I wasn't completely sure if this was a prank, a test, or more of the dream seeping into my awakening. I ducked my head and went forward by the anchor winch. I squatted down and looked out at two o'clock.

The
Oso
was two hundred yards offshore and I could see the lead gray rocks blend to the mat of moss and spruce and hemlock forest. There were three eagles perched in the trees, scanning the water. I turned around and looked at Walt and he smiled and nodded back. Eagles? I thought. He woke me up to show me some fucking eagles? I looked back toward the shore. There were quite a few gulls and I noticed four sea lions curling through the water. Then about ten feet from the hull I saw a bubble the size of a cantaloupe break onto the surface and then another and another, arching out into a circle toward the shore.

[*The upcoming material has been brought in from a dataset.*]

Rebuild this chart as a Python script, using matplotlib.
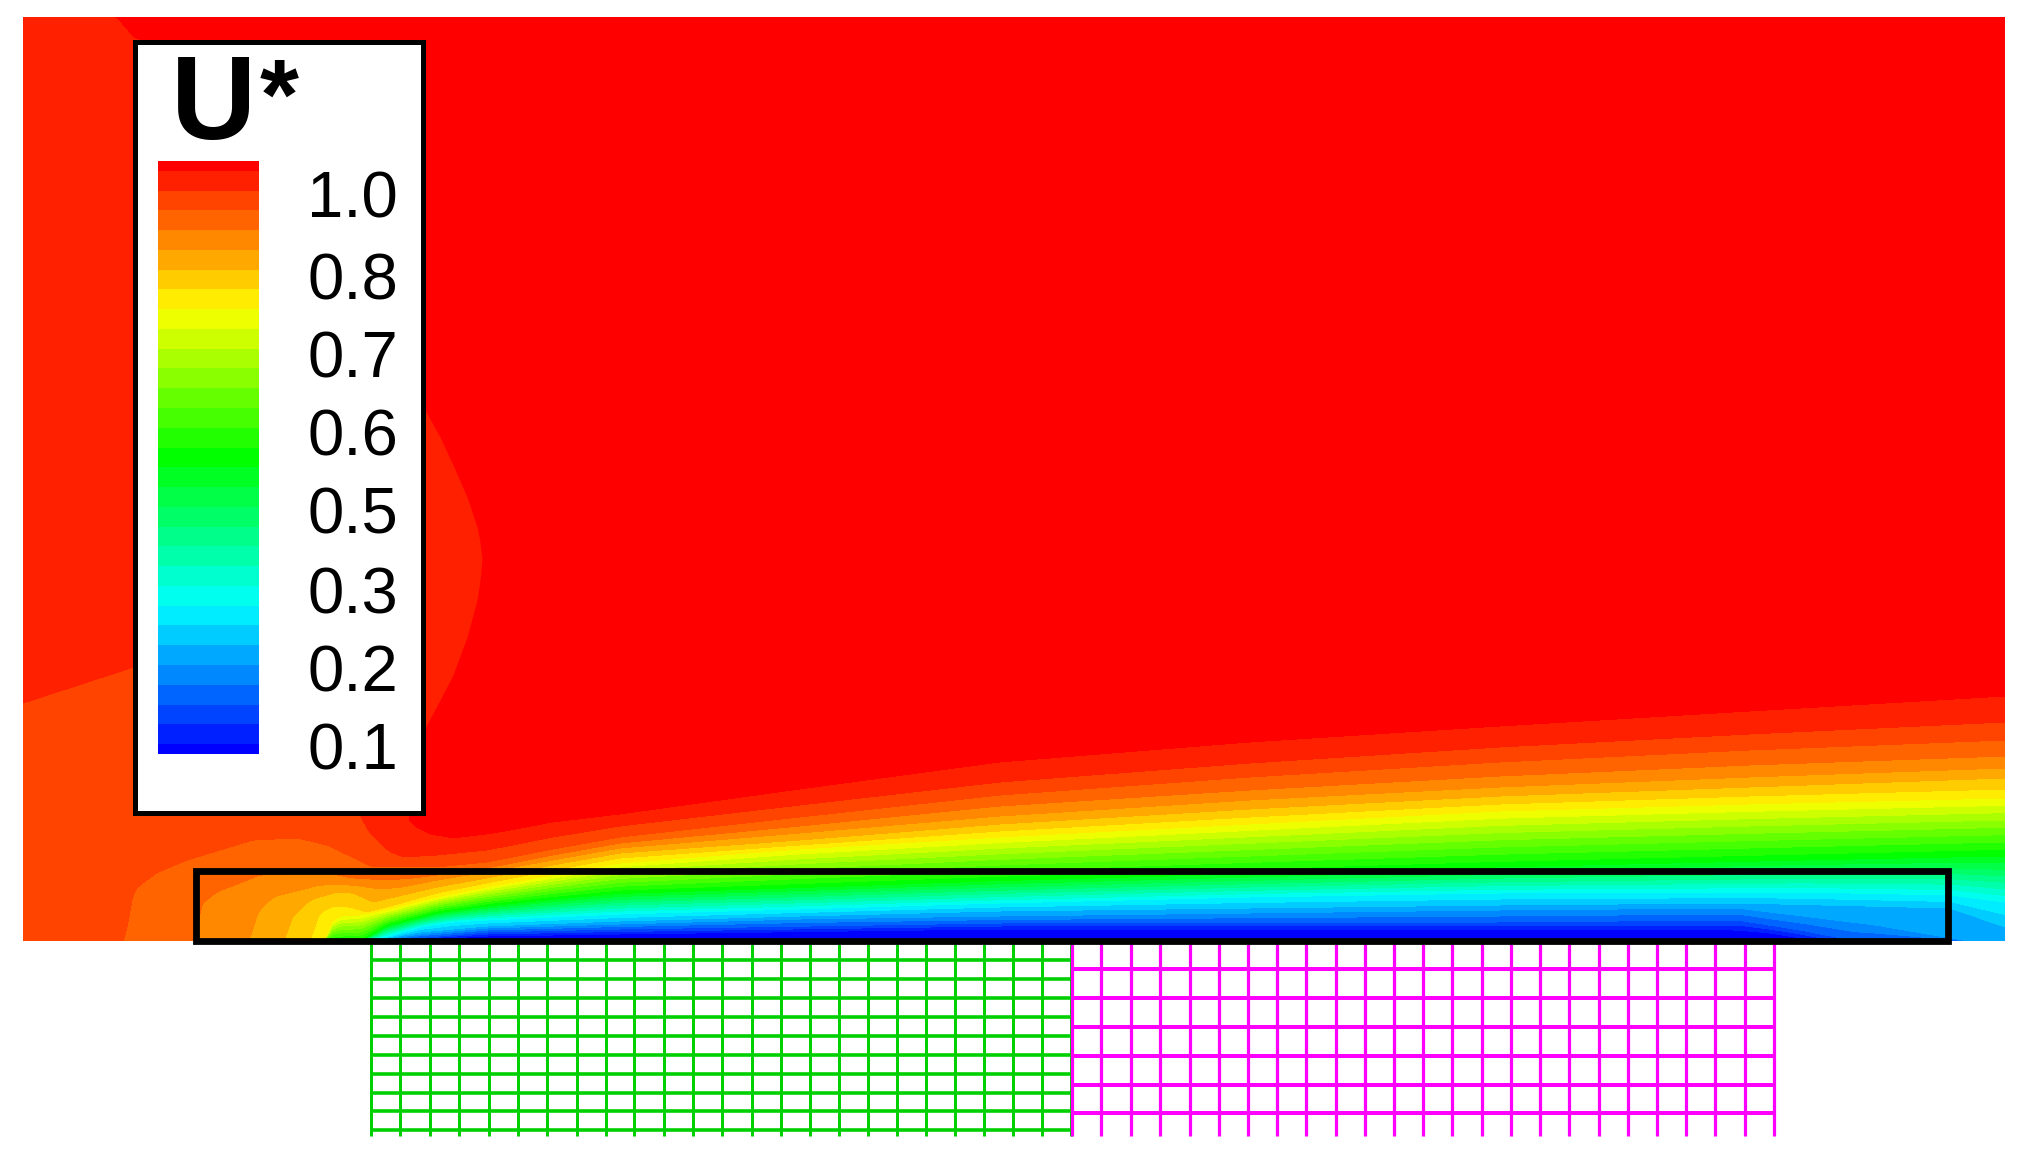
import numpy as np
import matplotlib
matplotlib.use("Agg")
import matplotlib.pyplot as plt
from matplotlib.colors import LinearSegmentedColormap
from matplotlib.patches import Rectangle

# colour bands, 0 = blue ... 30 = red
rainbow = ['#0000ff', '#00ffff', '#00ff00', '#ffff00', '#ff0000']
legend_labels = ['1.0', '0.8', '0.7', '0.6', '0.5', '0.3', '0.2', '0.1']

# contours: (x, y) in picture pixels, one list per band edge
c05 = [(385, 941), (487, 936), (620, 934), (1000, 929), (1500, 930), (1737, 930), (1770, 933), (1795, 937),
       (1815, 941)]
c25 = [(378, 941), (487, 932), (620, 929), (1000, 923), (1500, 922), (1737, 920), (1800, 930), (1836, 937),
       (1855, 941)]
c45 = [(374, 941), (420, 934), (487, 928), (620, 924), (800, 919), (1000, 916), (1250, 913), (1500, 910),
       (1737, 908), (1875, 925), (1945, 937), (1970, 941)]
c55 = [(372, 941), (420, 932), (487, 926), (620, 921), (800, 916), (1000, 911), (1250, 908), (1500, 905),
       (1737, 903), (1950, 908), (2005, 927)]
c75 = [(370, 941), (420, 927), (453, 922), (487, 920), (553, 917), (620, 914), (800, 909), (1000, 903),
       (1250, 897), (1500, 893), (1800, 892), (1950, 895), (2005, 902)]
c150 = [(360, 941), (387, 925), (437, 912), (487, 905), (553, 898), (620, 892), (800, 886), (1000, 879),
        (1250, 872), (1500, 865), (1750, 859), (2005, 853)]
c225 = [(327, 941), (328, 925), (340, 916), (360, 915), (385, 910), (437, 897), (487, 887), (553, 875),
        (620, 863), (800, 849), (1000, 837), (1250, 824), (1500, 811), (1750, 804), (2005, 798)]
c235 = [(313, 941), (314, 925), (320, 913), (333, 906), (350, 907), (367, 912), (387, 907), (437, 893),
        (487, 883), (553, 870), (620, 858), (800, 845), (1000, 831), (1250, 817), (1500, 804), (1750, 796),
        (2005, 789)]
c245 = [(287, 941), (288, 925), (292, 917), (310, 900), (337, 892), (353, 893), (373, 902), (403, 895),
        (437, 887), (487, 878), (553, 865), (620, 853), (800, 840), (1000, 824), (1250, 809), (1500, 796),
        (1750, 787), (2005, 778)]
c255 = [(252, 941), (253, 925), (257, 913), (273, 897), (320, 885), (353, 885), (380, 889), (403, 887),
        (437, 880), (487, 872), (553, 860), (620, 848), (800, 833), (1000, 816), (1250, 800), (1500, 787),
        (1750, 777), (2005, 768)]
c265 = [(196, 941), (197, 930), (200, 905), (217, 892), (260, 875), (327, 873), (353, 878), (387, 880),
        (413, 878), (437, 875), (487, 868), (553, 855), (620, 843), (800, 826), (1000, 806), (1250, 790),
        (1500, 776), (1750, 765), (2005, 756)]
c275 = [(127, 941), (128, 915), (134, 890), (156, 873), (187, 860), (253, 840), (297, 838), (327, 845),
        (373, 867), (437, 867), (487, 862), (553, 849), (620, 837), (800, 817), (1000, 795), (1250, 777),
        (1500, 762), (1750, 750), (2005, 740)]
c285 = [(23, 703), (134, 667), (250, 690), (340, 770), (360, 815), (370, 833), (387, 850), (403, 857),
        (437, 855), (487, 850), (553, 837), (620, 826), (800, 805), (1000, 782), (1250, 763), (1500, 747),
        (1750, 734), (2005, 722)]
c295 = [(23, 17), (115, 17), (135, 40), (403, 40), (405, 815), (413, 827), (430, 835), (453, 839), (487, 835),
        (500, 833), (553, 823), (620, 815), (800, 790), (1000, 763), (1250, 743), (1500, 727), (1750, 712),
        (2005, 697)]

contours = [c05, c25, c45, c55, c75, c150, c225, c235, c245, c255, c265, c275, c285, c295]
contour_bands = [0.5, 2.5, 4.5, 5.5, 7.5, 15, 22.5, 23.5, 24.5, 25.5, 26.5, 27.5, 28.5, 29.5]

# the bulge of the second band, upstream of the red pocket
bulge_x = [403, 425, 440, 453, 467, 477, 480, 482]
bulge_top = [385, 410, 437, 465, 497, 527, 542, 559]
bulge_bottom = [728, 728, 700, 675, 637, 600, 580, 559]

# meshes under the plate
green_x = [371, 400, 429.5, 459, 488.5, 517.5, 547, 576.5, 605.5, 634, 664, 693, 722, 751.5, 780.5, 809.5,
           838.5, 867.5, 896.5, 925.5, 954.5, 983.5, 1013, 1042, 1071]
green_y = [960, 979, 998, 1017, 1036, 1054.7, 1073.7, 1092.7, 1111.3, 1130.3]
magenta_x = [1072, 1101.4, 1130.9, 1159.7, 1189.8, 1219.2, 1248, 1276.8, 1306.3, 1335.7, 1364.5, 1394, 1423.4,
             1452.2, 1481.7, 1510.5, 1539.9, 1569.4, 1598.8, 1627.6, 1657, 1685.9, 1715.3, 1744.8, 1774.2]
magenta_y = [969, 998, 1026.7, 1055.7, 1084.7, 1112.7]

cmap = LinearSegmentedColormap.from_list('rainbow5', rainbow)
band_colors = [cmap(i / 30) for i in range(31)]
px = 0.72  # one picture pixel in points at dpi 100

fig = plt.figure(figsize=(20.26, 11.59), dpi=100)
ax = fig.add_axes([0, 0, 1, 1])
ax.set_xlim(0, 2026)
ax.set_ylim(1159, 0)
ax.axis('off')

# far field
ax.fill_between([23, 2005], 17, 941, color=band_colors[30], lw=0, zorder=1)
ax.fill_between(bulge_x, bulge_top, bulge_bottom, color=band_colors[29], lw=0, zorder=1.5)

# wall field on a grid that follows the contours
stations = np.arange(23, 2006)
rows = [np.full(stations.shape, 941.0)]
kernel = np.ones(9) / 9
for c in contours:
    xs, ys = zip(*c)
    y = np.interp(stations, xs, ys)
    # round off the corners of the read polylines
    y = np.convolve(np.pad(y, 4, mode='edge'), kernel, mode='valid')
    rows.append(y)
Y = np.minimum.accumulate(np.array(rows), axis=0)
X = np.tile(stations, (len(rows), 1))
Z = np.tile(np.array([-0.5] + contour_bands)[:, None], (1, len(stations)))
ax.contourf(X, Y, Z, levels=np.arange(-0.5, 30, 1), colors=band_colors[:30], zorder=2)

# meshes
ax.vlines(green_x, 944, 1136, color='#00d000', lw=3 * px, zorder=3)
ax.hlines(green_y, 371, 1071, color='#00d000', lw=3.6 * px, zorder=3)
ax.vlines(magenta_x, 944, 1136, color='#ff00ff', lw=3.2 * px, zorder=3.1)
ax.hlines(magenta_y, 1072, 1774, color='#ff00ff', lw=4 * px, zorder=3.1)

# plate outline
ax.add_patch(Rectangle((196, 871), 1752, 69.5, fill=False, ec='black', lw=6.8 * px, zorder=4))

# legend
ax.add_patch(Rectangle((135, 42), 288, 771, fc='white', ec='black', lw=5 * px, zorder=5))
edges = np.array([754.0] + [744.1 - 19.77 * i for i in range(30)] + [161.0])
ax.pcolormesh([158, 259], edges, np.arange(31)[:, None], cmap=cmap, vmin=0, vmax=30, zorder=6)
label_y = [200, 282, 360, 439, 517, 596, 674, 753]
for lab, y in zip(legend_labels, label_y):
    ax.text(398, y, lab, ha='right', va='center', fontsize=47, family='Liberation Sans', zorder=7)
ax.text(214, 108, 'U', ha='center', va='center', fontsize=85, fontweight='bold',
        family='Liberation Sans', zorder=7)
ax.text(279, 103, '*', ha='center', va='center', fontsize=72, fontweight='bold',
        family='Liberation Sans', zorder=7)

fig.savefig('out.png', dpi=100)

I never feel my body in my dreams, it's as if I have no biology in my subconscious. In my dreams my emotions are—just there—in the atmosphere of the dream, like rain or background radiation. One good clue that I'm not dreaming is when my body sends me specific messages. As I watched the bubbles start to close in a perfect circle about forty feet across I could feel the hair standing up on the back of my neck. My breath was short and my eyes started to tingle.

An almost subsonic groan percolated up from below and the surface of the water broke. Giant ovoid forms heaved up out of the water, abstract at first, ten feet of curve, texture, and confined space. The water boiled with little silvery fish dense on the surface like a trillion dollars in quarters spilling onto a sidewalk. Then, the surface of the water actually bent as the huge bulk continued to rise and the two forms closed together combining into one, slippery gray-black monument. There was something familiar at this point, and my mind began to condense around a recognition. There was a massive exploding breath and the damp smell of fish and tideflat; a cloud of vapor drifting away. As the form tipped to the side and lay in the water, a narrow rubbery wing lifted out of the sea and slapped the surface: curved and scalloped, knobby and limber. It popped the water and the form lengthened as it tipped to the plane of the horizon, as if it spilled out of itself. Then, an eye, an eye the size of a Softball. And it's not until you see the eye that the parts, the forms, become whole, and the realization wells up that this is an animal, a warm-blooded creature whose heart pumps gallons of blood a stroke and whose eyes see as you are seeing, whose lungs exhale as you are exhaling now, relaxing with the return to familiar form. Whale. Humpback whale, feeding on herring.